Türkiye’de daha önce mera hayvancılığı ve besi hayvancılığı olduğunu ancak AK Parti iktidarı döneminde mera hayvancılığının bitme noktasına geldiğini öne süren Akşener, çiftçilerin Mera Kanunu’na isyan ettiğini savundu. Akşener, konuşmasına şöyle devam etti:
“Bay krizin, Tokat’taki çiftçi buluşmasında da benzer sorunlara değinen, artan yem fiyatlarından dolayı, hayvanlarına bakamadığı söylemeye çalışan bir üreticimiz vardı. Lafı ağzına tıktılar. Sayın Erdoğan, hemen olayı kendi menfaatine çevirmek için ‘Vahit Bey, Uruguay’dan et arıyor. Uruguay’dan getireceğine, sizin hayvanlarınızı alsın’ dedi. Şu rezalete bakar mısınız? Hayvancılığa yönelik, şu sığ bakış açısına bakar mısınız? Artan yem fiyatlarına çözüm olarak ‘hayvanını bize sat’ diyen şu abuk zihniyete bakar mısınız? Gerçekten ibretlik. Üstelik bütün gece boyunca arz etmekten bitap düşen, yeni Tarım Bakanı da Sayın Erdoğan’ın bu emri karşısında adeta dut yemiş bülbüle döndü. Sadece kem küm edip ‘Hayvanlarını bize vermezler.’ diyebildi. ‘Son çaremiz Uruguay kaldı, hayvancının elinde hayvanı kalmadı ki bize versin.’ diyemedi. ‘Artık buzağılar ölü doğuyor.’ da diyemedi. Allah çiftçilerimize, besicilerimize sabır versin.”
Akşener, iktidarın gerçeklik algısını tamamen kaybettiğini, kendi hayal dünyasında yaşadığını, bu nedenle de çok yüksek olan gıda enflasyonunun önlem alınmaması durumunda daha da artmaya devam edeceğini savundu.
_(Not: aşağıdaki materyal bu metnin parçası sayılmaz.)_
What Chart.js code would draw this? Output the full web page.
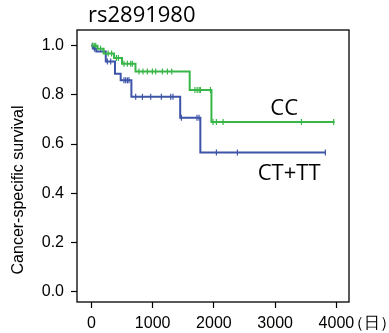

Türkiye’nin kamu yönetimi içindeki en köklü kurumlardan birinin İçişleri Bakanlığı olduğuna işaret eden Akşener, Emniyet teşkilatı mensuplarının, terörle mücadeleden cinayete, uyuşturucu ile mücadeleden suç örgütlerine kadar birçok alanda büyük fedakarlıklar yaptığını kaydetti. Polislerin görevleri sırasında mobbing, ağır çalışma koşulları ve siyasi baskılar gibi ciddi sorunlarla karşılaştığını ve bunlara bağlı olarak intihar vakalarının yaşandığını iddia eden Akşener, “Peki, bu vahim durum karşısında bay kriz ve usta İçişleri Bakanı ne yapıyor? Hiçbir şey.” dedi.